Notre quête d’une description
idéale d’un film serait-elle une mission impossible comme
celle d’un journaliste enquêtant sur le mystère Rosebud
? Mémoire défaillante, inattention, complexité du vocabulaire
technique, difficultés d’un genre littéraire bien ingrates,
copies du film modifiées... Continuons cependant !
Les panoramiques décrits
par le rédacteur de RKO sont enfin nommés pour ce qu’ils sont
: des travellings.
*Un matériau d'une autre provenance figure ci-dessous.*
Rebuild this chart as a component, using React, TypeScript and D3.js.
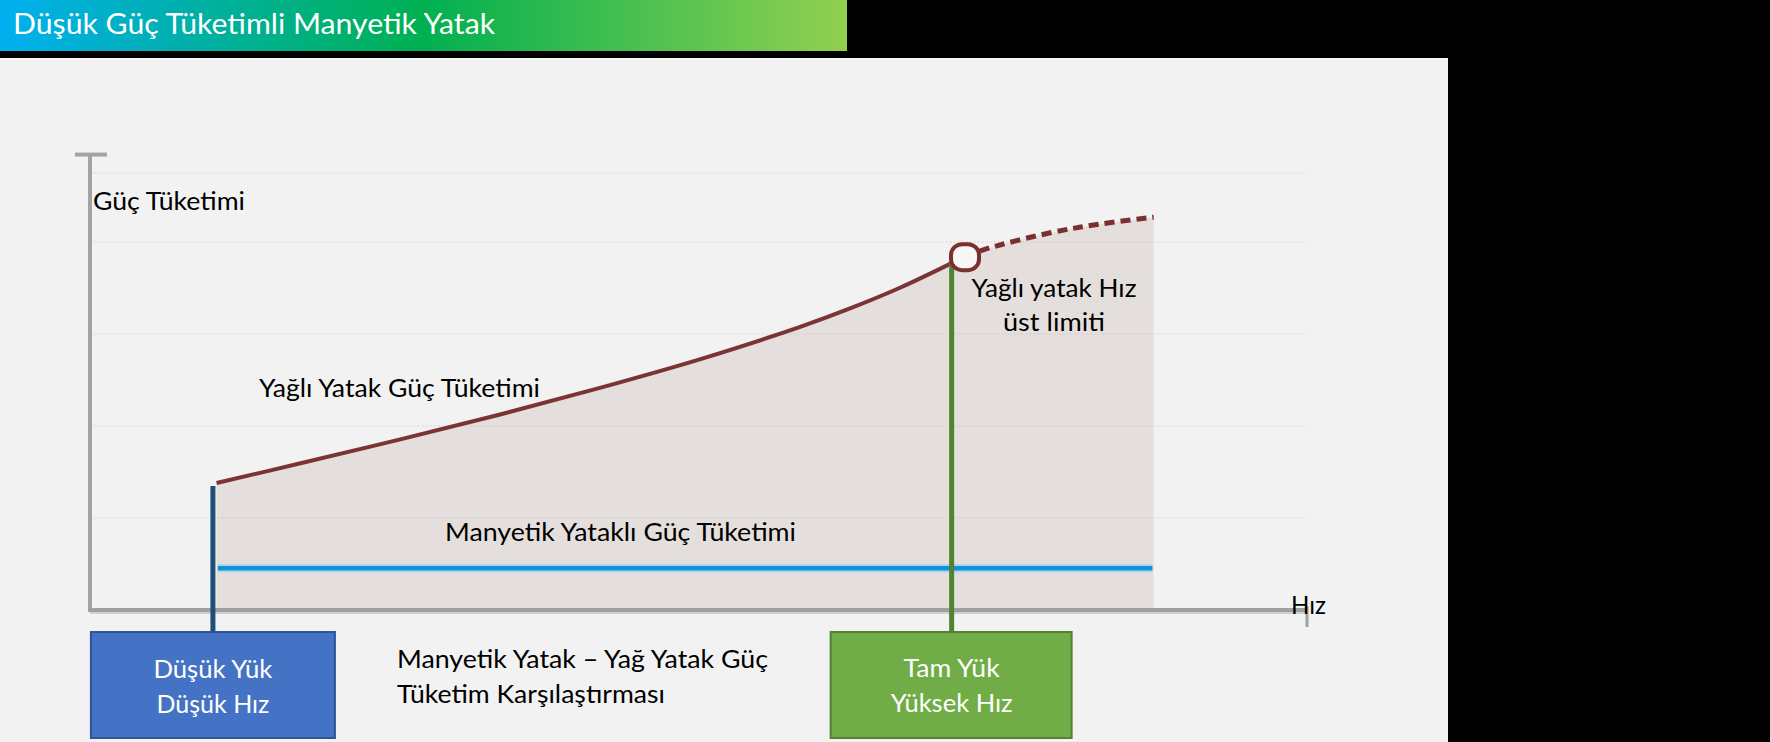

Mais en enchaînant sur le plan fixe du
portail orné du K en fer forgé, Welles bloque irrémédiablement
la progression de notre regard, fut-elle ascendante, et nous
laisse au pied de la grille d’entrée, les yeux levés vers
l’inaccessible.
Toutes ces descriptions
ont un point commun (la nôtre, délibérément, n’a pas fait
exception). Elles décrivent un objet cependant invisible :
la caméra. Or, ce que nous voyons ne sont que des grilles
qui descendent. L’arrière-plan est quasiment immobile. La
caméra ne s’élève pas dans une vaine tentative de passer par-dessus
les barrières. Ce sont les clôtures qui font semblant de céder
à notre regard en se baissant, en s’enfonçant dans un mouvement
sans fin.
Aucun dessous de scène de
théâtre, aucune tranchée dans le sol ne saurait être assez
profond pour avaler ces enchevêtrements de fer. Le château
flotte dans la brume. Notre regard flotte aussi devant ce
mouvement sans origine ni fin. Seule la tache d’une fenêtre
offre l’illusion d’un repère stable. On sait ce qu’il en advient.
Sitôt atteinte, elle se transforme en son double retourné.
Mais arrêtons-là la description
: chez Welles, l’illusion d’une illusion est encore une illusion.